Hydrous phosphate mineral

Zincoberaunite is an iron and zinc phosphate mineral, the Zn analogue of beraunite. It was first described by Chukanov et al. for an occurrence in Hagendorf Sud pegmatite in Germany. Zincoberaunite occurs as a secondary mineral as an alteration product of primary phosphate minerals in granite pegmatites.

Beraunite crystallizes in the monoclinic crystal system with point group 2/m. Beraunite's formula is Zn Fe^{3+}_{5}(OH)_{5}(PO_{4})_{4}·4H_{2}O.

== Occurrence ==
Zincoberaunite has been located so far in two localities in the world, the type locality, and Krasno, near Horní Slavkov (Czech Republic). It appears in two paragenesis, as an alteration of other phosphates in pegmatites: in one with jungle, phosphophyllite and mitridatite and in another with flurlite, plimerite, beraunite rich in zinc, schoonerite, parascholzite, robertsite and altered phosphophyllite. However, it is likely that a detailed study of the zinc-rich beraunite specimens will allow locating other localities for the zincoberaunite.

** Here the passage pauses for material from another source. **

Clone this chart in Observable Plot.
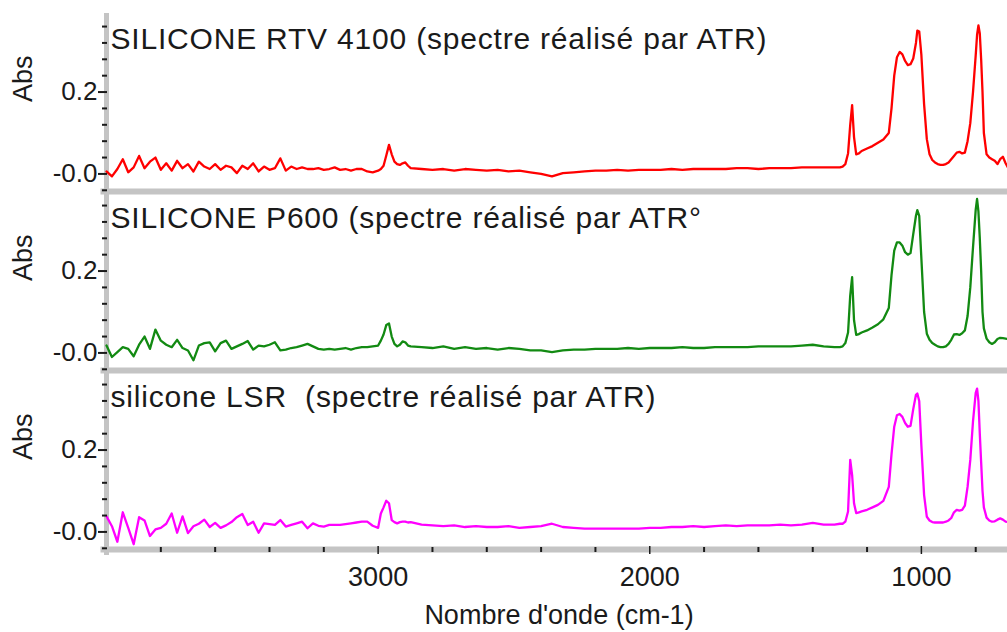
<!DOCTYPE html>
<html><head><meta charset="utf-8">
<script src="https://cdn.jsdelivr.net/npm/d3@7"></script>
<script src="https://cdn.jsdelivr.net/npm/@observablehq/plot@0.6"></script>
<style>body{margin:0;background:#fff;} svg{display:block;}</style>
</head><body><div id="chart"></div>
<script>
// Wavenumbers (cm-1) shared by the three spectra
const wavenumbers = [
  4000,3980,3960,3940,3920,3900,3880,3860,3840,3820,3800,3780,3760,3740,3720,3700,3680,3660,3640,3620,
  3600,3580,3560,3540,3520,3500,3480,3460,3440,3420,3400,3380,3360,3340,3320,3300,3280,3260,3240,3220,
  3200,3180,3160,3140,3120,3100,3080,3060,3040,3020,
  3000,2990,2980,2970,2960,2950,2940,2930,2920,2910,2900,2890,2880,
  2840,2800,2760,2720,2680,2640,2600,2560,2520,2480,2440,2400,2360,2320,2280,2240,2200,2160,2120,2080,
  2040,2000,1960,1920,1880,1840,1800,1760,1720,1680,1640,1600,1560,1520,1480,1440,1400,1360,1320,
  1300,1290,1280,1270,1262,1255,1248,1240,1230,1220,1200,1180,1160,1140,1120,
  1110,1100,1090,1080,1070,1060,1050,1040,1030,1020,1015,1008,
  1000,990,980,970,960,950,940,930,920,910,900,890,880,870,860,850,840,830,820,810,800,
  795,790,785,780,775,770,760,750,740,730,720,710,700,690,680
];
const rtv4100 = [
  .006,-.006,.012,.036,.004,.016,.044,.014,.030,.040, .010,.026,.008,.032,.014,.024,.006,.030,.018,.012,
  .024,.010,.020,.016,.002,.020,.012,.026,.006,.018, .010,.014,.038,.008,.018,.012,.016,.012,.012,.014,
  .010,.012,.016,.010,.012,.008,.012,.012,.006,.004,
  .008,.012,.020,.045,.071,.048,.030,.024,.022,.026,.028,.020,.014,
  .012,.010,.012,.008,.012,.010,.008,.010,.006,.008, .004,.000,-.006,.002,.004,.006,.008,.008,.010,.008,
  .010,.010,.010,.012,.010,.012,.012,.012,.012,.014, .014,.012,.014,.014,.014,.016,.016,.016,.016,
  .016,.018,.024,.050,.120,.168,.090,.048,.050,.056,.062,.068,.076,.084,.100,
  .160,.240,.285,.298,.292,.276,.266,.268,.282,.320,.350,.348,
  .290,.170,.085,.048,.034,.028,.024,.022,.022,.024,.028,.036,.044,.052,.054,.050,.052,.080,.124,.200,.290,
  .340,.363,.343,.280,.200,.100,.048,.040,.036,.032,.024,.036,.042,.026,.014
];
const p600 = [
  .018,-.010,.002,.014,.010,-.008,.020,.040,.010,.057, .030,.020,.014,.032,.012,.006,-.018,.018,.024,.026,
  .004,.024,.030,.010,.016,.022,.029,.008,.018,.016, .020,.026,.006,.008,.012,.014,.018,.022,.016,.010,
  .008,.010,.008,.010,.012,.008,.012,.014,.014,.016,
  .018,.030,.045,.068,.072,.040,.022,.016,.020,.028,.026,.018,.016,
  .014,.012,.016,.010,.014,.010,.012,.008,.012,.010, .006,.006,.002,.006,.008,.008,.010,.010,.010,.012,
  .010,.012,.012,.012,.014,.012,.012,.014,.014,.014, .014,.016,.016,.016,.016,.018,.020,.016,.014,
  .014,.016,.024,.050,.140,.185,.080,.044,.046,.050,.055,.062,.070,.082,.110,
  .190,.250,.270,.270,.262,.246,.240,.244,.290,.335,.349,.335,
  .230,.100,.047,.032,.024,.020,.016,.014,.014,.016,.022,.032,.045,.046,.044,.048,.055,.090,.160,.258,.350,
  .376,.345,.280,.200,.100,.060,.035,.026,.022,.026,.034,.037,.036,.035,.034
];
const lsr = [
  .038,.014,-.024,.048,.010,-.030,.036,.028,-.010,.006, .010,.020,.045,-.002,.038,-.003,.014,.020,.030,.012,
  .022,.010,.016,.024,.036,.044,.017,.025,-.002,.021, .019,.017,.029,.013,.017,.021,.025,.009,.021,.015,
  .013,.017,.017,.017,.019,.021,.023,.025,.025,.015,
  .010,.045,.060,.076,.070,.029,.024,.021,.024,.025,.025,.023,.024,
  .018,.016,.014,.016,.012,.014,.012,.012,.014,.010, .012,.014,.020,.012,.010,.008,.008,.008,.008,.008,
  .008,.010,.010,.012,.012,.014,.012,.014,.016,.014, .016,.016,.016,.018,.016,.018,.022,.018,.018,
  .020,.020,.025,.050,.176,.139,.070,.046,.048,.050,.054,.060,.066,.076,.110,
  .190,.257,.285,.288,.281,.266,.257,.259,.300,.335,.338,.320,
  .210,.090,.037,.028,.024,.023,.023,.023,.023,.025,.028,.034,.048,.054,.052,.054,.064,.110,.176,.270,.340,
  .350,.320,.240,.170,.100,.060,.035,.028,.025,.026,.030,.033,.030,.025,.024
];
const panels = ["RTV 4100", "P600", "LSR"];
const titles = [
  "SILICONE RTV 4100 (spectre réalisé par ATR)",
  "SILICONE P600 (spectre réalisé par ATR°",
  "silicone LSR \u00a0(spectre réalisé par ATR)"
];
const colors = ["#ff0000", "#128a12", "#ff00ff"];
const yMajorTicks = [0, 0.2];
const yMinorTicks = [-0.04, 0.04, 0.08, 0.12, 0.16, 0.24, 0.28, 0.32, 0.36];
const xMajorTicks = [3000, 2000, 1000];
const xMinorTicks = [3800, 3600, 3400, 3200, 2800, 2600, 2400, 2200, 1800, 1600, 1400, 1200, 800];
const xLabel = "Nombre d'onde (cm-1)";
const yLabel = "Abs";

const series = [rtv4100, p600, lsr];
const rows = [];
panels.forEach((p, i) => series[i].forEach((v, j) => rows.push({panel: p, wn: wavenumbers[j], abs: v})));
const titleRows = panels.map((p, i) => ({panel: p, title: titles[i]}));

const gray = "#c4c4c4";
const ink = "#1a1a1a";

const chart = Plot.plot({
  width: 1007, height: 632,
  marginLeft: 106, marginRight: 0, marginTop: 15, marginBottom: 85,
  style: {fontFamily: "'Liberation Sans', Arial, sans-serif", background: "#fff"},
  x: {domain: [4000, 683]},
  y: {domain: [-0.0356, 0.387]},
  fy: {domain: panels, axis: null, paddingInner: 0.0335, paddingOuter: 0},
  color: {domain: panels, range: colors},
  marks: [
    Plot.frame({anchor: "left", stroke: gray, strokeWidth: 5, insetBottom: -6}),
    Plot.frame({anchor: "bottom", stroke: gray, strokeWidth: 6, insetBottom: -3, insetLeft: -3}),
    Plot.line(rows, {x: "wn", y: "abs", fy: "panel", stroke: "panel", strokeWidth: 2.3, strokeLinejoin: "round"}),
    Plot.axisY({ticks: yMinorTicks, tickSize: 5, tickFormat: () => "", label: null, dx: 1, strokeWidth: 2, stroke: ink}),
    Plot.axisY({ticks: yMajorTicks, tickSize: 9, tickPadding: 1, dx: 1, label: null, strokeWidth: 2,
      tickFormat: d => d === 0 ? "-0.0" : d3.format(".1f")(d), fontSize: 26, color: ink}),
    Plot.axisX({ticks: xMinorTicks, tickSize: 5, tickFormat: () => "", label: null, dy: 1, strokeWidth: 2, stroke: ink}),
    Plot.axisX({ticks: xMajorTicks, tickSize: 8, tickPadding: 12, label: null, strokeWidth: 1.5,
      tickFormat: d => String(d), fontSize: 27, color: ink}),
    Plot.text([yLabel], {frameAnchor: "left", text: d => d, rotate: -90, dx: -83, fontSize: 27, fill: ink}),
    Plot.text(titleRows, {fy: "panel", frameAnchor: "top-left", text: "title", dx: 4, dy: 12,
      lineAnchor: "top", textAnchor: "start", fontSize: 30, fill: ink}),
    Plot.text([{panel: "LSR"}], {fy: "panel", frameAnchor: "bottom", text: () => xLabel,
      lineAnchor: "top", dy: 58, dx: 2, fontSize: 27, fill: ink})
  ]
});
d3.select(chart).selectAll("text")
  .filter(function() { return titles.includes(this.textContent); })
  .style("letter-spacing", "0.8px");
document.getElementById("chart").appendChild(chart);
</script>
</body></html>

== Physical and chemical properties ==
Zincoberaunite contains Zn instead of ferrous iron. Before it was characterized as an independent species, specimens with a high zinc content had been found, but since the iron content was higher, they had been considered as varieties. In addition to the elements indicated in the formula, it contains small amounts of magnesium and calcium. In the type locality it appears as pale gray capillary microcrystals forming silky-looking aggregates. In a second locality it has been found as prismatic microcrystals with compositional zoning.